Klopka – Die Falle :: Srdan Golubovic (Start 11.10.)
„Das sind gleich zwei gute Taten auf einmal“, lockt der Unbekannte (Miki Manoilovic) bei einem Whisky in der Hotelbar. Der kleine Sohn von Mladen (Nebijsa Glogovac) ist schwer krank, er muss am Herzen operiert werden oder wird bald sterben. Dem Bauingenieur fehlt aber das Geld. Seine Frau Marija, eine Lehrerin, gibt eine Zeitungsannonce auf. Es ist eine unter Hunderten, flehende Bittgesuche verzweifelter Menschen um finanzielle Hilfe. Doch Mäzene gibt es nicht in Belgrad. Dafür Mafiosi wie jenen schmierig aussehenden Mann, der Mladen ein unmoralisches Angebot unterbreitet: Er soll einen Kriminellen ermorden, dann erhält er die 30 000 Euro für die Operation. Mit psychologischer Perfidie verkauft der Fremde die Tat als ethisch einwandfrei: „Du rettest deinem unschuldigen Sohn das Leben, indem du die Welt befreist von jemandem, den keiner vermissen wird.“
Der Plot aus Dostojewskijs „Schuld und Sühne“ und Goethes „Faust“ hätte auch Hitchcock gut gestanden – zwischen „Vertigo“ und „Der Mann, der zuviel wusste“. Der junge serbische Regisseur Srdan Golubovic hat daraus einen der klügsten und konsequentesten Thriller der letzten Jahre inszeniert. Stilsicher zieht er die Schlinge unerbittlich immer enger: Mladen ist ein Gefangener vom Moment der Offerte an, und dass sein Opfer ebenfalls Familie hat, macht ihm die Entscheidung noch schwerer.
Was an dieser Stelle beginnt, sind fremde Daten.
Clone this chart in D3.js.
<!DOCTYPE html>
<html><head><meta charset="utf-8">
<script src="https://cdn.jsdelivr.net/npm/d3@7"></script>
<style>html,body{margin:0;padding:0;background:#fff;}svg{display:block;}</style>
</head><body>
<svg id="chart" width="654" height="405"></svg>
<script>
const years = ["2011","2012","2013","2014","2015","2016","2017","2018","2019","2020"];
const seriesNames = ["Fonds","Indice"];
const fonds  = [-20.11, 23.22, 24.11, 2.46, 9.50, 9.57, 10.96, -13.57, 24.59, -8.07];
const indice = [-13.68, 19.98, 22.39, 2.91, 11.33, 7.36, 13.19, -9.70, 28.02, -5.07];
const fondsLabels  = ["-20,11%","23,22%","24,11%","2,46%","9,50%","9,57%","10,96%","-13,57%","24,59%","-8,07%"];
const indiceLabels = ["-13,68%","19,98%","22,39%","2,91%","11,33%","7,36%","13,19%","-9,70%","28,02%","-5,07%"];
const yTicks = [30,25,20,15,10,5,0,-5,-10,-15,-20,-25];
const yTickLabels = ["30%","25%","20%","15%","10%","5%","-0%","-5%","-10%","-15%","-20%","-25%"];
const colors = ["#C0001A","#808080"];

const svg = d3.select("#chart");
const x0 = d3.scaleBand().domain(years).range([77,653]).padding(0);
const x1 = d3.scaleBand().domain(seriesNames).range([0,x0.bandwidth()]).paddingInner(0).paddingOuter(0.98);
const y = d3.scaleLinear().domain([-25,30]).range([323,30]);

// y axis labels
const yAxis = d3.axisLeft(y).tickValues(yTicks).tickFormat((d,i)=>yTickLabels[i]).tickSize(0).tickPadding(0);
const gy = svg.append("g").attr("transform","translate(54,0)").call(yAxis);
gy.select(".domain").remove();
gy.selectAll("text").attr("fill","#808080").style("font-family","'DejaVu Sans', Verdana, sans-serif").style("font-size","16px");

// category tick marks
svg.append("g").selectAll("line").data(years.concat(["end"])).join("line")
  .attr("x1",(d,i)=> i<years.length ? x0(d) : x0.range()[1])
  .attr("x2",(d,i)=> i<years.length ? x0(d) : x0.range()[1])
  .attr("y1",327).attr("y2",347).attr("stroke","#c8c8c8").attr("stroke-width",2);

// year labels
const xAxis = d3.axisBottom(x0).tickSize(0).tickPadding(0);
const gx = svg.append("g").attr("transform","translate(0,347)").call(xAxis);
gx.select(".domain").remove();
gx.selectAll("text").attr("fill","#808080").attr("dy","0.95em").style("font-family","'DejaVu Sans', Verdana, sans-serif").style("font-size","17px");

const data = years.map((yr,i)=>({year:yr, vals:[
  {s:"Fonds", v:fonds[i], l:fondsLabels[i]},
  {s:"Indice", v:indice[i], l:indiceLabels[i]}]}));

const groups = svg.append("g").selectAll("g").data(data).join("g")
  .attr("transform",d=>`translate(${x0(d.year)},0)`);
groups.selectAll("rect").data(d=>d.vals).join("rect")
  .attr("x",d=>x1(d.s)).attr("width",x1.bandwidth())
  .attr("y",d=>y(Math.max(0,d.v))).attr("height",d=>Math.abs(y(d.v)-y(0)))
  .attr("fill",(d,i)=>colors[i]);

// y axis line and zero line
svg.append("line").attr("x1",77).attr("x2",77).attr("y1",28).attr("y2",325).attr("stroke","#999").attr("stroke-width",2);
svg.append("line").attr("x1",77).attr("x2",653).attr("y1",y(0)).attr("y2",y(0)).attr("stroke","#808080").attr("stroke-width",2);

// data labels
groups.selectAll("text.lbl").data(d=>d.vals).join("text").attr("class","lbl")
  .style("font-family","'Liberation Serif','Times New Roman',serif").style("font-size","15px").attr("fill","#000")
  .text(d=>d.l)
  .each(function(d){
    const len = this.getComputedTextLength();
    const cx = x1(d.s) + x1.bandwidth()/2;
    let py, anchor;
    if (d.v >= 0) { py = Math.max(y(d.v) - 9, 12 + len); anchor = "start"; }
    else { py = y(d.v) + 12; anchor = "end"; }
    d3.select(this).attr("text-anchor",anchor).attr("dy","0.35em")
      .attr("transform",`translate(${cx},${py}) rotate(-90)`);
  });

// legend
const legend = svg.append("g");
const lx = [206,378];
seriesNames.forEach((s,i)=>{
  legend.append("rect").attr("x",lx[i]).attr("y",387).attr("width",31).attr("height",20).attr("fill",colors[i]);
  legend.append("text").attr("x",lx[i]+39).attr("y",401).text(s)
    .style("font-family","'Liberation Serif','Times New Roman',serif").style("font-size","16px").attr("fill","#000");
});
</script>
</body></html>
Die Frage, was ein Leben wert ist und ob manches weniger gilt, klärt Golubovic dabei nicht mit einem intellektuellen Überbau. Denn es gibt darauf keine Antwort. Er verlegt sie ganz ins Private, in die persönlichen Schicksale aller Seiten. Mladen weiht seine Frau nicht ein, und an Stelle gemeinsamer Sorge und Hoffnung wächst Schweigen, Wut und handgreiflicher Streit wie ein Geschwür. Nahtlos verlaufen erschütterndes Psychodrama und stoischer Thriller auf den Abgrund zu: Der naive Mladen wird reingelegt, sein großspuriger Auttraggeber entpuppt sich als Sklave des Systems und die Witwe (Anica Dobra) des Opfers als Lebensretterin, was ihn zusätzlich bestürzt und letztlich sein Schicksal besiegelt.
In Grau und Weiß gestaltet Golubovic seinen Film, nicht nur wegen der Winterzeit. Nebenbei reflektiert er mit der kongenialen Bildsprache die marode Politik und Gesellschaft in Serbien. Belgrad ist eine kalte, gespenstische Fassade, hinter der die Gewinner der Post-Milosevic-Ära skrupelloses Geschäft betreiben. Man sieht sie nur beim Begräbnis – eine symbolische Szene, als würden die Dunkelmänner hinter ihren Sonnenbrillen die Zukunft beerdigen. Und Mladen gehört von Beginn an zu den Verlierern. Der Staatsbetrieb, bei dem er arbeitet, ist schon lange bankrott, und die ersehnte Übernahme durch einen belgischen Konzern stellt sich als ebenso fadenscheinig heraus wie Mladens Deal mit der Mafia.
Am Ende steht er mit seinem klapprigen Auto vor einer roten Ampel. Neben ihm hält ein schwarzer Geländewagen. Wer sich hier an die Gesetze und sein Gewissen hält, hat wenig Chancen zum Überleben.